[This folder has not been completely edited. Approximately 25 documents have recently been added, and these documents do not have images or complete database information. In addition, the information in the folder target (editorial description) may not be up-to-date.]
These letters, which cover the years 1886-1889, 1898, 1903, and 1924 are primarily from Robert Anderson Miller (1861-1911) to his younger sister, Mina Miller Edison. One letter by Robert is addressed to his brother Ira. Also included is a letter to Mina from Louise Igoe (1858-1937), written prior to her January 1887 marriage to Robert, along with a 1924 letter from Louise to her three grown children, Rachel, Robert Jr., and Lewis II. The first six letters, dating from the period February 1886-July 1887, contain several comments about Thomas Edison, whom Mina married on February 24, 1886. The letter by Louise, written two weeks before Mina's marriage, characterizes Thomas as "an excellent husband prospective" and mentions the reactions of various friends and relatives to the news of the marriage. The first letter by Robert, written three days after the wedding, relates the impressions of relatives and friends who attended the ceremony. Also mentioned in the letter is a visit by a group of "New York gentlemen" who demonstrated the Edison system of electric lighting to Robert, who operated a Brush Electric Co. street lighting plant in Canton. A letter by Robert from November 1886 expresses regret that he and Louise will not be able to spend their honeymoon at Fort Myers. He also requests Mina to ask her stepdaughter Marion "what she thinks about Louise & me now." (In her memoirs, Marion mentions that Louise had been her first choice for stepmother "more because she was a blonde like my Mother than for any other reason.") Two letters from January 1887 remark about Edison's illness (newspapers reported that he suffered an attack of pleurisy) and express hope that he will feel well enough to attend Robert's and Louise's wedding.
A letter by Robert from May 1889 comments on the first birthday of Madeleine Edison and mentions that his mother Mary Valinda Miller, who attended the birthday celebration in West Orange, was accompanied on the train by "Major McKinley," who had come east to speak at the Decoration Day ceremony in New York.
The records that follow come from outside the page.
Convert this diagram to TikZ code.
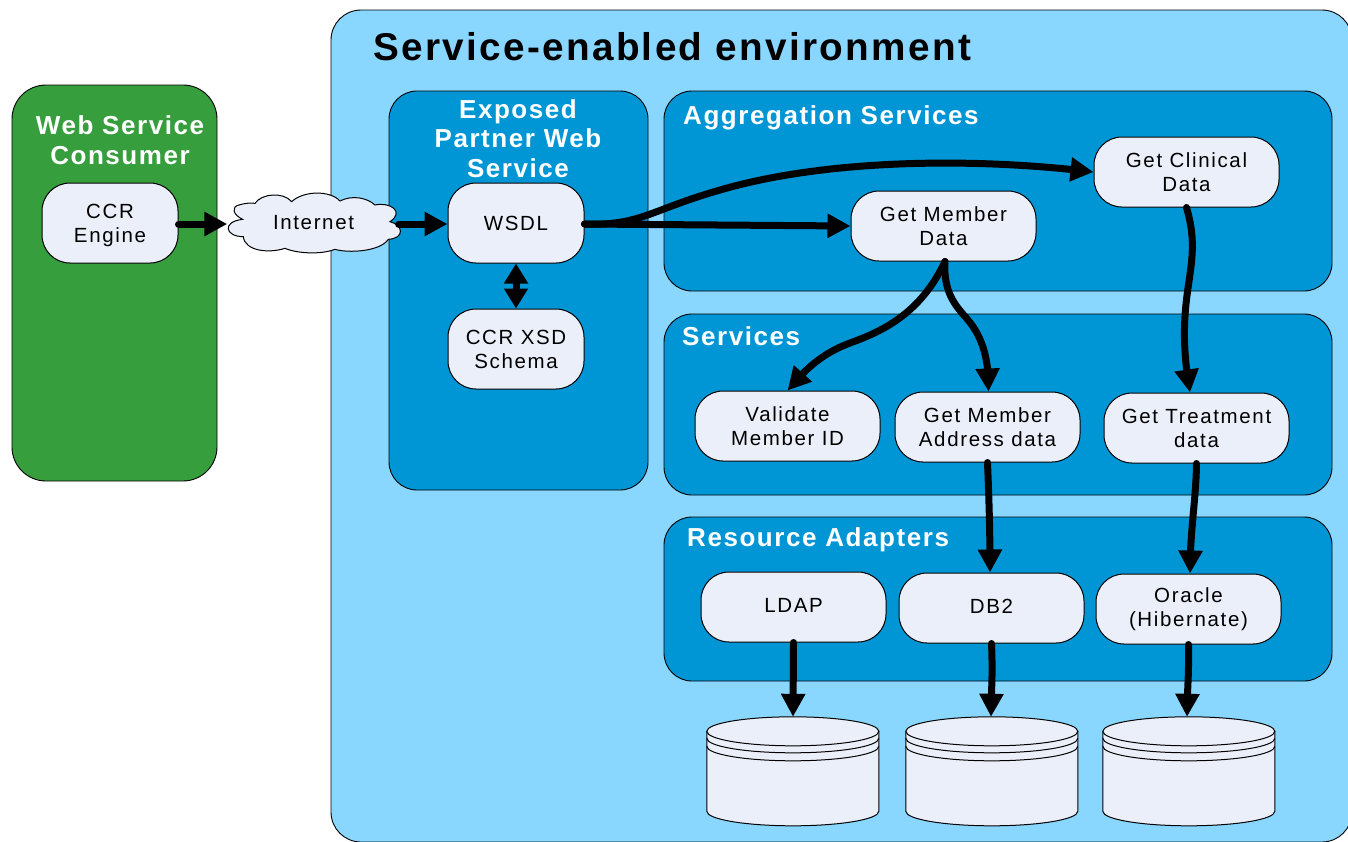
\documentclass[tikz,border=0pt]{standalone}
\usepackage{fontspec}
\setmainfont{Liberation Sans}
\usetikzlibrary{arrows.meta,calc,bending}
\definecolor{envblue}{HTML}{89D7FF}
\definecolor{panelblue}{HTML}{0096D6}
\definecolor{consgreen}{HTML}{379E3E}
\definecolor{boxfill}{HTML}{EBEFF9}
\newfontfamily\titlefont[LetterSpace=6,Ligatures=NoCommon]{Liberation Sans Bold}
\newfontfamily\boxfont[LetterSpace=8,Ligatures=NoCommon]{Liberation Sans}
\tikzset{
  x=1pt,y=-1pt,
  panelbox/.style={draw=black,line width=0.9pt,rounded corners=28pt,inner sep=0pt},
  svcbox/.style={draw=black,line width=1pt,fill=boxfill,rounded corners=28pt,minimum width=185pt,minimum height=70pt,inner sep=0pt,align=center,font=\fontsize{20.5}{24}\selectfont\boxfont,text=black},
  smallbox/.style={svcbox,minimum width=136pt,minimum height=80pt},
  paneltitle/.style={text=white,font=\fontsize{26}{29.5}\selectfont\titlefont,align=center,inner sep=0pt},
  flow/.style={line width=7pt,line cap=round,-{Triangle[length=23pt,width=23pt]}},
  bothflow/.style={line width=7pt,{Triangle[length=20pt,width=23pt]}-{Triangle[length=20pt,width=23pt]}},
  dbbody/.style={draw=black,line width=1pt,fill=boxfill},
  dbnode/.style={minimum width=172pt,minimum height=109pt,inner sep=0pt}
}
\newcommand{\dbdraw}[1]{%
  \draw[dbbody] (#1.north west) ++(0,14.5) -- ++(0,80)
     arc[start angle=180,end angle=360,x radius=86,y radius=-14.5] -- ++(0,-80) -- cycle;
  \draw[dbbody] (#1.north west) ++(0,14.5) arc[start angle=180,end angle=-180,x radius=86,y radius=14.5];
  \draw[line width=1pt] (#1.north west) ++(0,21.5) arc[start angle=180,end angle=360,x radius=86,y radius=-14.5];
  \draw[line width=1pt] (#1.north west) ++(0,29.5) arc[start angle=180,end angle=360,x radius=86,y radius=-14.5];
}
\begin{document}
\begin{tikzpicture}
\useasboundingbox (0,0) rectangle (1348,841);
\clip (0,0) rectangle (1348,841);
% panels
\node[panelbox,fill=consgreen,rounded corners=34pt,minimum width=205pt,minimum height=396pt] (consumer) at (114.5,283) {};
\node[panelbox,fill=envblue,rounded corners=30pt,minimum width=1021pt,minimum height=832pt] (env) at (841.5,426) {};
\node[panelbox,fill=panelblue,minimum width=259pt,minimum height=399pt] (partner) at (518.5,290.5) {};
\node[panelbox,fill=panelblue,minimum width=668pt,minimum height=200pt] (agg) at (998,191) {};
\node[panelbox,fill=panelblue,minimum width=668pt,minimum height=181pt] (svc) at (998,404.5) {};
\node[panelbox,fill=panelblue,minimum width=668pt,minimum height=164pt] (res) at (998,599) {};
% titles
\node[paneltitle,text=black,font=\fontsize{38.7}{42}\selectfont\titlefont,anchor=west] (envt) at (373,47) {Service-enabled environment};
\node[paneltitle] (const) at (120,140) {Web Service\\Consumer};
\node[paneltitle] (partt) at (518,138.5) {Exposed\\Partner Web\\Service};
\node[paneltitle,anchor=west] (aggt) at (683,118) {Aggregation Services};
\node[paneltitle,anchor=west] (svct) at (682,336) {Services};
\node[paneltitle,anchor=west] (rest) at (687,540) {Resource Adapters};
% service boxes
\node[smallbox] (ccr) at (110,223) {\rule{0pt}{19pt}CCR\\Engine};
\node[smallbox] (wsdl) at (516,223) {WSDL};
\node[smallbox] (xsd) at (516,349) {CCR XSD\\Schema};
\node[svcbox] (clin) at (1186.5,172) {Get Clinical\\Data};
\node[svcbox] (gmd) at (943.5,226) {Get Member\\Data};
\node[svcbox] (val) at (787.5,426) {Validate\\Member ID};
\node[svcbox] (addr) at (987.5,427) {Get Member\\Address data};
\node[svcbox] (treat) at (1196.5,428) {Get Treatment\\data};
\node[svcbox] (ldap) at (793.5,607) {\raisebox{4pt}{LDAP}};
\node[svcbox] (db2) at (991.5,608) {\raisebox{4pt}{DB2}};
\node[svcbox] (ora) at (1188.5,609) {Oracle\\(Hibernate)};
% cloud
\begin{scope}[shift={(220,170)},x=0.3333pt,y=-0.3333pt]
\draw[draw=black,line width=1pt,fill=boxfill]
  (68,148) .. controls (40,135) and (30,110) .. (60,104)
  .. controls (75,100) and (90,98) .. (105,100)
  .. controls (125,70) and (190,65) .. (215,95)
  .. controls (250,62) and (330,60) .. (360,93)
  .. controls (395,75) and (440,82) .. (465,105)
  .. controls (510,95) and (555,125) .. (510,155)
  .. controls (550,165) and (555,205) .. (505,208)
  .. controls (480,245) and (385,250) .. (345,238)
  .. controls (300,255) and (230,250) .. (195,235)
  .. controls (150,250) and (75,245) .. (70,200)
  .. controls (15,200) and (5,155) .. (68,148) -- cycle;
\end{scope}
\node[minimum width=174pt,minimum height=58pt,inner sep=0pt,font=\fontsize{20.5}{24}\selectfont\boxfont] (net) at (313.5,223) {Internet};
% databases
\node[dbnode] (d1) at (793,771.5) {};
\node[dbnode] (d2) at (992,771.5) {};
\node[dbnode] (d3) at (1189,771.5) {};
\dbdraw{d1}\dbdraw{d2}\dbdraw{d3}
% connectors
\draw[flow] (ccr.east) ++(0,1) -- ($(net.west)+(1,1)$);
\draw[flow] ($(net.east)+(-2,1)$) -- ($(wsdl.west)+(0,1)$);
\draw[bothflow] (wsdl.south) -- (xsd.north);
\draw[flow] ($(wsdl.east)+(0,1)$) -- (gmd.west);
\draw[flow] ($(wsdl.east)+(0,1)$) .. controls (640,226) and (650,210) .. (720,190) .. controls (830,158) and (980,158) .. (clin.west);
\draw[flow] ($(gmd.south)+(1.5,0)$) .. controls (920,315) and (880,332) .. (850,343) .. controls (820,354) and (803,372) .. (val.north);
\draw[flow] ($(gmd.south)+(1.5,0)$) .. controls (943,295) and (958,308) .. (968,320) .. controls (983,338) and (989,360) .. ($(addr.north)+(1,0)$);
\draw[flow] (clin.south) .. controls (1205,270) and (1172,290) .. ($(treat.north)+(-6.5,0)$);
\draw[flow] (addr.south) .. controls (989,500) and (990,530) .. ($(db2.north)+(-1.5,0)$);
\draw[flow] (treat.south) .. controls (1196,500) and (1190,530) .. ($(ora.north)+(1.5,0)$);
\draw[flow] (ldap.south) -- (d1.north);
\draw[flow] (db2.south) .. controls (993,680) and (991,690) .. ($(d2.north)+(-1,0)$);
\draw[flow] (ora.south) .. controls (1189,680) and (1187,690) .. ($(d3.north)+(-2,0)$);
\end{tikzpicture}
\end{document}
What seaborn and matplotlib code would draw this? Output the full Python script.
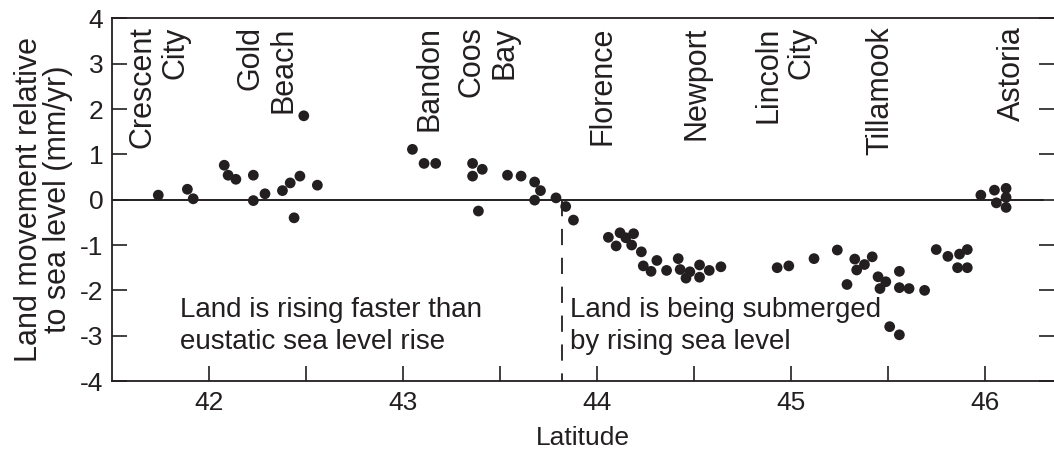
import numpy as np
import pandas as pd
import seaborn as sns
import matplotlib.pyplot as plt

# ----------------- Data -----------------
latitude = [41.74, 41.89, 41.92, 42.08, 42.10, 42.14, 42.23, 42.23, 42.29, 42.38,
            42.42, 42.47, 42.44, 42.49, 42.56,
            43.05, 43.11, 43.17, 43.36, 43.41, 43.36, 43.39, 43.54, 43.61, 43.68,
            43.71, 43.68, 43.79, 43.84, 43.88,
            44.06, 44.12, 44.10, 44.15, 44.19, 44.18, 44.23, 44.24, 44.31, 44.28,
            44.36, 44.42, 44.43, 44.48, 44.46, 44.53, 44.53, 44.58, 44.64,
            44.93, 44.99, 45.12, 45.24, 45.33, 45.38, 45.42, 45.34, 45.29, 45.45,
            45.49, 45.56, 45.46, 45.56, 45.61, 45.51, 45.56, 45.69,
            45.75, 45.81, 45.87, 45.86, 45.91, 45.91,
            45.98, 46.05, 46.06, 46.11, 46.11, 46.11]
movement = [0.10, 0.23, 0.02, 0.76, 0.54, 0.45, 0.54, -0.02, 0.13, 0.20,
            0.37, 0.52, -0.40, 1.85, 0.32,
            1.11, 0.80, 0.80, 0.80, 0.67, 0.52, -0.25, 0.54, 0.52, 0.39,
            0.20, -0.01, 0.04, -0.15, -0.45,
            -0.83, -0.73, -1.02, -0.84, -0.75, -1.00, -1.15, -1.46, -1.34, -1.58,
            -1.56, -1.30, -1.54, -1.59, -1.73, -1.44, -1.71, -1.56, -1.48,
            -1.50, -1.46, -1.30, -1.11, -1.31, -1.43, -1.26, -1.55, -1.87, -1.70,
            -1.81, -1.58, -1.96, -1.94, -1.96, -2.80, -2.98, -2.00,
            -1.10, -1.25, -1.20, -1.50, -1.50, -1.10,
            0.10, 0.21, -0.07, 0.25, 0.05, -0.17]

towns = ["Crescent\nCity", "Gold\nBeach", "Bandon", "Coos\nBay", "Florence",
         "Newport", "Lincoln\nCity", "Tillamook", "Astoria"]
town_lat = [41.745, 42.30, 43.14, 43.44, 44.03, 44.515, 44.97, 45.46, 46.14]

boundary_lat = 43.82
rising_text = "Land is rising faster than\neustatic sea level rise"
sinking_text = "Land is being submerged\nby rising sea level"

df = pd.DataFrame({"Latitude": latitude, "Movement": movement})

# ----------------- Style -----------------
sns.set_style("ticks")
plt.rcParams['font.family'] = ['Liberation Sans', 'DejaVu Sans']
ink = "#231f20"

fig = plt.figure(figsize=(10.54, 4.58), dpi=100)
ax = fig.add_axes([0.106, 0.168, 0.894, 0.792])

sns.scatterplot(data=df, x="Latitude", y="Movement", ax=ax, color=ink,
                s=60, edgecolor="none", zorder=3)

# zero line and the dashed boundary
ax.plot([41.5, 46.30], [0, 0], color=ink, lw=1.4, zorder=2)
ax.plot([boundary_lat, boundary_lat], [0, -4], color=ink, lw=1.3,
        dashes=(9, 7), zorder=2)

# ----------------- Axes -----------------
ax.set_xlim(41.5, 46.357)
ax.set_ylim(-4, 4)
ax.set_xticks(np.arange(42, 46.01, 0.5))
ax.set_xticklabels(["42", "", "43", "", "44", "", "45", "", "46"])
ax.set_yticks(np.arange(-4, 5, 1))
ax.set_yticklabels([str(v) for v in range(-4, 5)])
ax.tick_params(axis="both", direction="in", length=11, width=1.2, color=ink,
               labelsize=19, labelcolor=ink)
ax.tick_params(axis="x", pad=7)
ax.tick_params(axis="y", pad=6, right=True)

for side in ["left", "bottom", "top"]:
    ax.spines[side].set_color(ink)
    ax.spines[side].set_linewidth(1.3)
ax.spines["right"].set_visible(False)

ax.set_xlabel("Latitude", fontsize=19, color=ink, labelpad=8)
ax.set_ylabel("Land movement relative\nto sea level (mm/yr)", fontsize=22,
              color=ink, labelpad=5, linespacing=0.95)

# ----------------- Text -----------------
for name, x in zip(towns, town_lat):
    ax.text(x, 3.82, name, rotation=90, ha="center", va="top",
            multialignment="right", fontsize=22, color=ink, linespacing=1.15)

ax.text(41.85, -2.15, rising_text, ha="left", va="top", fontsize=20,
        color=ink, linespacing=1.27)
ax.text(43.86, -2.15, sinking_text, ha="left", va="top", fontsize=20,
        color=ink, linespacing=1.27)

plt.savefig("out.png", dpi=100)
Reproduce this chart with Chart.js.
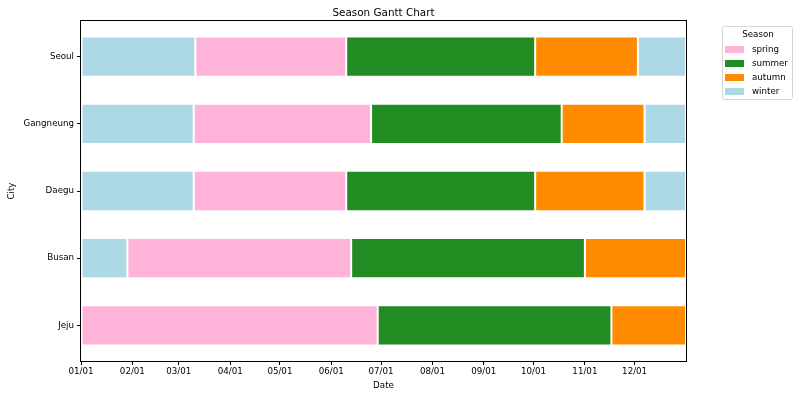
<!DOCTYPE html>
<html><head><meta charset="utf-8">
<script src="https://cdn.jsdelivr.net/npm/chart.js@4"></script>
<style>html,body{margin:0;padding:0;background:#fff}#wrap{width:800px;height:397px}</style>
</head><body><div id="wrap"><canvas id="c" width="800" height="397"></canvas></div>
<script>
// ---------- DATA ----------
const cities = ['Seoul', 'Gangneung', 'Daegu', 'Busan', 'Jeju'];
const seasonNames = ['spring', 'summer', 'autumn', 'winter'];
const seasonColors = ['#ffb3d9', '#228b22', '#ff8c00', '#add8e6'];
const winterEarly = [['2023-01-01','2023-03-11'], ['2023-01-01','2023-03-10'], ['2023-01-01','2023-03-10'], ['2023-01-01','2023-01-29'], null];
const spring      = [['2023-03-11','2023-06-10'], ['2023-03-10','2023-06-25'], ['2023-03-10','2023-06-10'], ['2023-01-29','2023-06-13'], ['2023-01-01','2023-06-29']];
const summer      = [['2023-06-10','2023-10-02'], ['2023-06-25','2023-10-18'], ['2023-06-10','2023-10-02'], ['2023-06-13','2023-11-01'], ['2023-06-29','2023-11-17']];
const autumn      = [['2023-10-02','2023-12-03'], ['2023-10-18','2023-12-07'], ['2023-10-02','2023-12-07'], ['2023-11-01','2024-01-01'], ['2023-11-17','2024-01-01']];
const winterLate  = [['2023-12-03','2024-01-01'], ['2023-12-07','2024-01-01'], ['2023-12-07','2024-01-01'], null, null];
const monthTickDates = ['2023-01-01','2023-02-01','2023-03-01','2023-04-01','2023-05-01','2023-06-01','2023-07-01','2023-08-01','2023-09-01','2023-10-01','2023-11-01','2023-12-01'];
const monthTickLabels = ['01/01','02/01','03/01','04/01','05/01','06/01','07/01','08/01','09/01','10/01','11/01','12/01'];
const axisStart = '2023-01-01';
const axisEnd = '2024-01-01';

// ---------- HELPERS ----------
const FONT = 'DejaVu Sans';
const FS = 8.7, FS_TITLE = 10.4;
const BAR_FRACTION = 0.6;
const base = Date.parse(axisStart + 'T00:00:00Z');
const day = d => (Date.parse(d + 'T00:00:00Z') - base) / 86400000;
const conv = arr => arr.map(p => p ? [day(p[0]), day(p[1])] : null);
const tickVals = monthTickDates.map(day);

function ds(label, arr, colorIdx) {
  return {
    label, data: conv(arr),
    backgroundColor: seasonColors[colorIdx],
    borderColor: '#ffffff', borderWidth: 1, borderSkipped: false,
    grouped: false, categoryPercentage: 1.0, barPercentage: BAR_FRACTION
  };
}

// category axis limits like matplotlib: bar extent plus 5% margin
const yMarginPlugin = {
  id: 'yMargin',
  afterLayout(chart) {
    const y = chart.scales.y;
    const n = cities.length;
    const lo = -BAR_FRACTION / 2, hi = n - 1 + BAR_FRACTION / 2;
    const m = 0.05 * (hi - lo);
    y._startValue = lo - m;
    y._valueRange = (hi - lo) + 2 * m;
  }
};

const framePlugin = {
  id: 'frame',
  afterDatasetsDraw(chart) {
    const {ctx, chartArea: a} = chart;
    ctx.save();
    ctx.strokeStyle = '#000'; ctx.lineWidth = 1;
    ctx.strokeRect(Math.round(a.left) - 0.5, Math.round(a.top) - 0.5, Math.round(a.right - a.left) + 1, Math.round(a.bottom - a.top) + 1);
    ctx.restore();
  }
};

const titleLegendPlugin = {
  id: 'titleLegend',
  afterDraw(chart) {
    const {ctx, chartArea: a} = chart;
    ctx.save();
    ctx.fillStyle = '#000';
    ctx.font = FS_TITLE + 'px "' + FONT + '"';
    ctx.textAlign = 'center'; ctx.textBaseline = 'middle';
    ctx.fillText('Season Gantt Chart', (a.left + a.right) / 2, 13);
    // legend box
    const bx = 722, by = 26, bw = 70, bh = 73;
    ctx.beginPath();
    if (ctx.roundRect) ctx.roundRect(bx + 0.5, by + 0.5, bw, bh, 2); else ctx.rect(bx + 0.5, by + 0.5, bw, bh);
    ctx.fillStyle = 'rgba(255,255,255,0.8)'; ctx.fill();
    ctx.strokeStyle = '#d6d6d6'; ctx.lineWidth = 1; ctx.stroke();
    ctx.fillStyle = '#000';
    ctx.font = FS + 'px "' + FONT + '"';
    ctx.textAlign = 'center';
    ctx.fillText('Season', 758, 35);
    ctx.textAlign = 'left';
    seasonNames.forEach((n, i) => {
      const cy = 49 + i * 14;
      ctx.fillStyle = seasonColors[i];
      ctx.fillRect(725, cy - 3, 19, 7);
      ctx.fillStyle = '#000';
      ctx.fillText(n, 752, cy + 0.5);
    });
    ctx.restore();
  }
};

new Chart(document.getElementById('c'), {
  type: 'bar',
  data: {
    labels: cities,
    datasets: [
      ds('winter', winterEarly, 3),
      ds('spring', spring, 0),
      ds('summer', summer, 1),
      ds('autumn', autumn, 2),
      ds('winter', winterLate, 3)
    ]
  },
  options: {
    indexAxis: 'y', responsive: false, animation: false, devicePixelRatio: 1,
    layout: { padding: { left: 0, right: 114, top: 21, bottom: 0 } },
    plugins: { legend: { display: false }, title: { display: false }, tooltip: { enabled: false } },
    scales: {
      x: {
        type: 'linear', min: 0, max: day(axisEnd),
        afterBuildTicks: s => { s.ticks = tickVals.map(v => ({ value: v })); },
        afterFit: s => { s.height = 36; },
        ticks: {
          autoSkip: false, maxRotation: 0, color: '#000', padding: 2,
          font: { family: FONT, size: FS },
          callback: v => { const i = tickVals.indexOf(v); return i >= 0 ? monthTickLabels[i] : ''; }
        },
        grid: { drawOnChartArea: false, drawTicks: true, tickLength: 4, color: '#000' },
        border: { display: false },
        title: { display: true, text: 'Date', color: '#000', font: { family: FONT, size: FS }, padding: { top: 0, bottom: 6 } }
      },
      y: {
        type: 'category', offset: true,
        afterFit: s => { s.width = 81; },
        ticks: { color: '#000', padding: 3, font: { family: FONT, size: FS } },
        grid: { drawOnChartArea: false, drawTicks: true, tickLength: 4, color: '#000', offset: false },
        border: { display: false },
        title: { display: true, text: 'City', color: '#000', font: { family: FONT, size: FS }, padding: { top: 7, bottom: 0 } }
      }
    }
  },
  plugins: [yMarginPlugin, framePlugin, titleLegendPlugin]
});
</script></body></html>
Robert characterizes McKinley, a Canton resident and family friend, as "one of the foremost men of the country" and predicts that "he is liable to be President of the U.S. in 8 years from now." A letter by Robert from July 1889 comments on the birth of his oldest child and namesake, Robert Anderson Miller, Jr. Included in the four letters from 1898 are references to Theodore Miller's enlistment in the Rough Riders, about which Robert had misgivings; the birth of Theodore Miller Edison; a visit paid by Mina to Thomas A. Edison, Jr., who was ill in New York City; and the final illness of Robert's and Mina's sister, Jane Miller Marvin. Also included is a request that Thomas Edison write a "strong letter" recommending Robert's appointment as U.S. Postmaster at San Juan, Puerto Rico. The last document is a typescript of a 1924 letter by Louise Igoe Miller, giving her impressions of Lewis Miller, his home at Oak Place, and his contributions to Chautauqua. The letter also appears in Ellwood Hendrick's Lewis Miller: A Biographical Essay (1925), pages 108-113.